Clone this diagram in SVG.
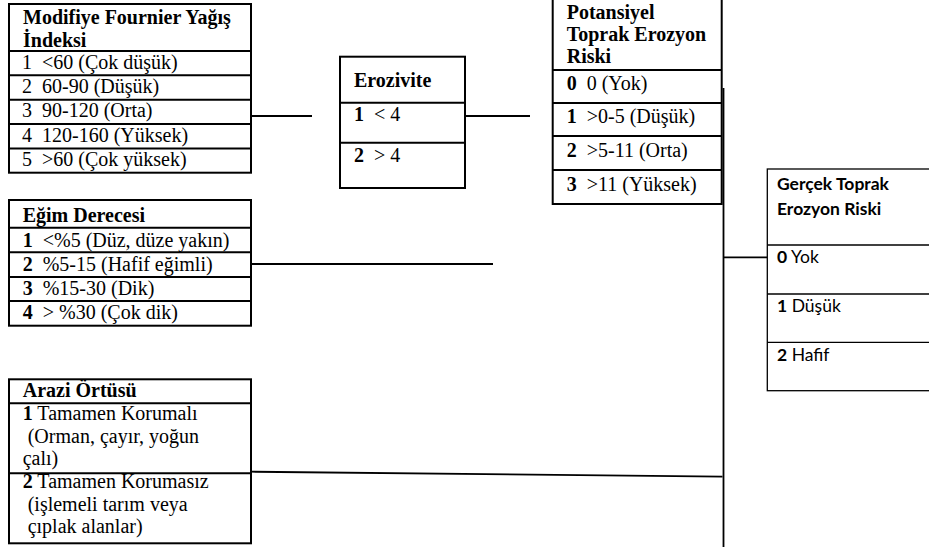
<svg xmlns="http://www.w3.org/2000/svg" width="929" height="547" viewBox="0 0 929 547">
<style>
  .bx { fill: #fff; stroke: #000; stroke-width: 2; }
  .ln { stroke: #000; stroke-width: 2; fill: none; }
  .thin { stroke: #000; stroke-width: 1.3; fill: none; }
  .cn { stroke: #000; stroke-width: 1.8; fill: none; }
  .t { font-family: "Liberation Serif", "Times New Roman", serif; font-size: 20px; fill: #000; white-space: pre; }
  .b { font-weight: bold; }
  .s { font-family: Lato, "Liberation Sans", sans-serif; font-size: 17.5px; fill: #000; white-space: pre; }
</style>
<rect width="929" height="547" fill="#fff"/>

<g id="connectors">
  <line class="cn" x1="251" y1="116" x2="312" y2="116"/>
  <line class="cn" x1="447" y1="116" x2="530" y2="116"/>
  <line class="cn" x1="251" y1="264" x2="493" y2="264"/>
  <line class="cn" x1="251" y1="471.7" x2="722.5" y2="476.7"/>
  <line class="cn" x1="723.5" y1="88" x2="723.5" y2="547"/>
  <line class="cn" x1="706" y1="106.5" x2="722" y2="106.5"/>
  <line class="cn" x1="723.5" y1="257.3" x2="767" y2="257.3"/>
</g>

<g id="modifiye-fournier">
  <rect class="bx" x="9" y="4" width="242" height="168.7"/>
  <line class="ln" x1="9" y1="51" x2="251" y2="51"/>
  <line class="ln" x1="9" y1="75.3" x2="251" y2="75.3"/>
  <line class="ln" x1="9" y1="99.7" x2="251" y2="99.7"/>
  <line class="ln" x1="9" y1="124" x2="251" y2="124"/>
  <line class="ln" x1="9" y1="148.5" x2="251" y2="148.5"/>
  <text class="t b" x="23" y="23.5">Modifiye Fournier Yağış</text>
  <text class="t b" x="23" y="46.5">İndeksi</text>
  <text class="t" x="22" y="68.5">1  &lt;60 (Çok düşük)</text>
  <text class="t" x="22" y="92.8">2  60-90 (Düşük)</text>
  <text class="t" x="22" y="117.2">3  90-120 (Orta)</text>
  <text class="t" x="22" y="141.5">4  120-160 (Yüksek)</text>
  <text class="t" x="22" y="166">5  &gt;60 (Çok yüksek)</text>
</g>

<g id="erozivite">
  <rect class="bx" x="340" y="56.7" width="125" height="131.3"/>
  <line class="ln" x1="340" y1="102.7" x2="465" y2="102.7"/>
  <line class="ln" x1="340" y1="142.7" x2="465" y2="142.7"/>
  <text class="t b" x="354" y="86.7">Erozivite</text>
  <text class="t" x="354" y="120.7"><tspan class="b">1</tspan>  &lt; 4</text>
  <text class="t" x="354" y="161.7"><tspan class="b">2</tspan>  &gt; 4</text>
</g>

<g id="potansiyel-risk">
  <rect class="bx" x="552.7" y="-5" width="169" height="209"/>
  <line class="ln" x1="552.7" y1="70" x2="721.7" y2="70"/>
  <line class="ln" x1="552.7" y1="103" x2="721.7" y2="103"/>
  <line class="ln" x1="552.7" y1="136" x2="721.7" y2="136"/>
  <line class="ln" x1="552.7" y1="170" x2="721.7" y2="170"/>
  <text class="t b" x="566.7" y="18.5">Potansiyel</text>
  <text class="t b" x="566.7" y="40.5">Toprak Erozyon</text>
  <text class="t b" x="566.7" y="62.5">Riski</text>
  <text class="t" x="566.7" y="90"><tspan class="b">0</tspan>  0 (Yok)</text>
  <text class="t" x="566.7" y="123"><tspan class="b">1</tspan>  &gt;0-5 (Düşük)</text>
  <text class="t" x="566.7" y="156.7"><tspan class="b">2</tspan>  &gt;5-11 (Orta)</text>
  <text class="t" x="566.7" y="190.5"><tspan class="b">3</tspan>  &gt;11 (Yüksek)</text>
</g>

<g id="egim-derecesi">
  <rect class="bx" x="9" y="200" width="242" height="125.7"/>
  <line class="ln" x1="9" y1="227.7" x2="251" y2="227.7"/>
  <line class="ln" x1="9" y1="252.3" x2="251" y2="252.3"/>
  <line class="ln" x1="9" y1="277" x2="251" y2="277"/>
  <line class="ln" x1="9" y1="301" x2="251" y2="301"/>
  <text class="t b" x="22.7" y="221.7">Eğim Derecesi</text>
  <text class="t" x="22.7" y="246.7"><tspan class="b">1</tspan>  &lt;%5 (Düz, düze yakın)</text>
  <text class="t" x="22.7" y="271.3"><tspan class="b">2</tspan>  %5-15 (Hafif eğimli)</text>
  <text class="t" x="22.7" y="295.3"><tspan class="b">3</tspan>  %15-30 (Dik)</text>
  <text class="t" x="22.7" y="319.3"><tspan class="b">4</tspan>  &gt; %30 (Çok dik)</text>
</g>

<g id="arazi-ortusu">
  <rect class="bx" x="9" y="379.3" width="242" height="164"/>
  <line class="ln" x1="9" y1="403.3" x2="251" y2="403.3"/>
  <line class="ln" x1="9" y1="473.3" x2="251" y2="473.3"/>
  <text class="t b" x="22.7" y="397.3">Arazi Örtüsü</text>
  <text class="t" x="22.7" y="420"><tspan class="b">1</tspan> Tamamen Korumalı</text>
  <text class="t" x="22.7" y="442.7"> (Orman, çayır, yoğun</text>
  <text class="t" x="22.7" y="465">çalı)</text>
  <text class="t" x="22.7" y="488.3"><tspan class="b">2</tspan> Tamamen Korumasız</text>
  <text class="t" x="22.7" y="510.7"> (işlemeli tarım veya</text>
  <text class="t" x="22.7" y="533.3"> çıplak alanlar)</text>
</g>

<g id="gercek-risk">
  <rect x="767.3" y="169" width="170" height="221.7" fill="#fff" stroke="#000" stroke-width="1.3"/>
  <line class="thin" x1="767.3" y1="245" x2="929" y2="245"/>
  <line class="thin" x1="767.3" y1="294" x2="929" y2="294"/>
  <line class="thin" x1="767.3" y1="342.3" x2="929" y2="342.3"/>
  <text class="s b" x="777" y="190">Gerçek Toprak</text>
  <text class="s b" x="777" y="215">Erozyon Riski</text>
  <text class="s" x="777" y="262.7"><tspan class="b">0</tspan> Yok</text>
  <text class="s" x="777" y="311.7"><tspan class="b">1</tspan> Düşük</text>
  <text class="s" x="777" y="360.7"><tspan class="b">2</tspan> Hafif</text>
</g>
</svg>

→ **WRITTEN REQUEST**:
Restate the data above exactly, stripping out each image.

→ **WORKED SOLUTION**:
Clone this diagram in SVG.
<svg xmlns="http://www.w3.org/2000/svg" width="929" height="547" viewBox="0 0 929 547">
<style>
  .bx { fill: #fff; stroke: #000; stroke-width: 2; }
  .ln { stroke: #000; stroke-width: 2; fill: none; }
  .thin { stroke: #000; stroke-width: 1.3; fill: none; }
  .cn { stroke: #000; stroke-width: 1.8; fill: none; }
  .t { font-family: "Liberation Serif", "Times New Roman", serif; font-size: 20px; fill: #000; white-space: pre; }
  .b { font-weight: bold; }
  .s { font-family: Lato, "Liberation Sans", sans-serif; font-size: 17.5px; fill: #000; white-space: pre; }
</style>
<rect width="929" height="547" fill="#fff"/>

<g id="connectors">
  <line class="cn" x1="251" y1="116" x2="312" y2="116"/>
  <line class="cn" x1="447" y1="116" x2="530" y2="116"/>
  <line class="cn" x1="251" y1="264" x2="493" y2="264"/>
  <line class="cn" x1="251" y1="471.7" x2="722.5" y2="476.7"/>
  <line class="cn" x1="723.5" y1="88" x2="723.5" y2="547"/>
  <line class="cn" x1="706" y1="106.5" x2="722" y2="106.5"/>
  <line class="cn" x1="723.5" y1="257.3" x2="767" y2="257.3"/>
</g>

<g id="modifiye-fournier">
  <rect class="bx" x="9" y="4" width="242" height="168.7"/>
  <line class="ln" x1="9" y1="51" x2="251" y2="51"/>
  <line class="ln" x1="9" y1="75.3" x2="251" y2="75.3"/>
  <line class="ln" x1="9" y1="99.7" x2="251" y2="99.7"/>
  <line class="ln" x1="9" y1="124" x2="251" y2="124"/>
  <line class="ln" x1="9" y1="148.5" x2="251" y2="148.5"/>
  <text class="t b" x="23" y="23.5">Modifiye Fournier Yağış</text>
  <text class="t b" x="23" y="46.5">İndeksi</text>
  <text class="t" x="22" y="68.5">1  &lt;60 (Çok düşük)</text>
  <text class="t" x="22" y="92.8">2  60-90 (Düşük)</text>
  <text class="t" x="22" y="117.2">3  90-120 (Orta)</text>
  <text class="t" x="22" y="141.5">4  120-160 (Yüksek)</text>
  <text class="t" x="22" y="166">5  &gt;60 (Çok yüksek)</text>
</g>

<g id="erozivite">
  <rect class="bx" x="340" y="56.7" width="125" height="131.3"/>
  <line class="ln" x1="340" y1="102.7" x2="465" y2="102.7"/>
  <line class="ln" x1="340" y1="142.7" x2="465" y2="142.7"/>
  <text class="t b" x="354" y="86.7">Erozivite</text>
  <text class="t" x="354" y="120.7"><tspan class="b">1</tspan>  &lt; 4</text>
  <text class="t" x="354" y="161.7"><tspan class="b">2</tspan>  &gt; 4</text>
</g>

<g id="potansiyel-risk">
  <rect class="bx" x="552.7" y="-5" width="169" height="209"/>
  <line class="ln" x1="552.7" y1="70" x2="721.7" y2="70"/>
  <line class="ln" x1="552.7" y1="103" x2="721.7" y2="103"/>
  <line class="ln" x1="552.7" y1="136" x2="721.7" y2="136"/>
  <line class="ln" x1="552.7" y1="170" x2="721.7" y2="170"/>
  <text class="t b" x="566.7" y="18.5">Potansiyel</text>
  <text class="t b" x="566.7" y="40.5">Toprak Erozyon</text>
  <text class="t b" x="566.7" y="62.5">Riski</text>
  <text class="t" x="566.7" y="90"><tspan class="b">0</tspan>  0 (Yok)</text>
  <text class="t" x="566.7" y="123"><tspan class="b">1</tspan>  &gt;0-5 (Düşük)</text>
  <text class="t" x="566.7" y="156.7"><tspan class="b">2</tspan>  &gt;5-11 (Orta)</text>
  <text class="t" x="566.7" y="190.5"><tspan class="b">3</tspan>  &gt;11 (Yüksek)</text>
</g>

<g id="egim-derecesi">
  <rect class="bx" x="9" y="200" width="242" height="125.7"/>
  <line class="ln" x1="9" y1="227.7" x2="251" y2="227.7"/>
  <line class="ln" x1="9" y1="252.3" x2="251" y2="252.3"/>
  <line class="ln" x1="9" y1="277" x2="251" y2="277"/>
  <line class="ln" x1="9" y1="301" x2="251" y2="301"/>
  <text class="t b" x="22.7" y="221.7">Eğim Derecesi</text>
  <text class="t" x="22.7" y="246.7"><tspan class="b">1</tspan>  &lt;%5 (Düz, düze yakın)</text>
  <text class="t" x="22.7" y="271.3"><tspan class="b">2</tspan>  %5-15 (Hafif eğimli)</text>
  <text class="t" x="22.7" y="295.3"><tspan class="b">3</tspan>  %15-30 (Dik)</text>
  <text class="t" x="22.7" y="319.3"><tspan class="b">4</tspan>  &gt; %30 (Çok dik)</text>
</g>

<g id="arazi-ortusu">
  <rect class="bx" x="9" y="379.3" width="242" height="164"/>
  <line class="ln" x1="9" y1="403.3" x2="251" y2="403.3"/>
  <line class="ln" x1="9" y1="473.3" x2="251" y2="473.3"/>
  <text class="t b" x="22.7" y="397.3">Arazi Örtüsü</text>
  <text class="t" x="22.7" y="420"><tspan class="b">1</tspan> Tamamen Korumalı</text>
  <text class="t" x="22.7" y="442.7"> (Orman, çayır, yoğun</text>
  <text class="t" x="22.7" y="465">çalı)</text>
  <text class="t" x="22.7" y="488.3"><tspan class="b">2</tspan> Tamamen Korumasız</text>
  <text class="t" x="22.7" y="510.7"> (işlemeli tarım veya</text>
  <text class="t" x="22.7" y="533.3"> çıplak alanlar)</text>
</g>

<g id="gercek-risk">
  <rect x="767.3" y="169" width="170" height="221.7" fill="#fff" stroke="#000" stroke-width="1.3"/>
  <line class="thin" x1="767.3" y1="245" x2="929" y2="245"/>
  <line class="thin" x1="767.3" y1="294" x2="929" y2="294"/>
  <line class="thin" x1="767.3" y1="342.3" x2="929" y2="342.3"/>
  <text class="s b" x="777" y="190">Gerçek Toprak</text>
  <text class="s b" x="777" y="215">Erozyon Riski</text>
  <text class="s" x="777" y="262.7"><tspan class="b">0</tspan> Yok</text>
  <text class="s" x="777" y="311.7"><tspan class="b">1</tspan> Düşük</text>
  <text class="s" x="777" y="360.7"><tspan class="b">2</tspan> Hafif</text>
</g>
</svg>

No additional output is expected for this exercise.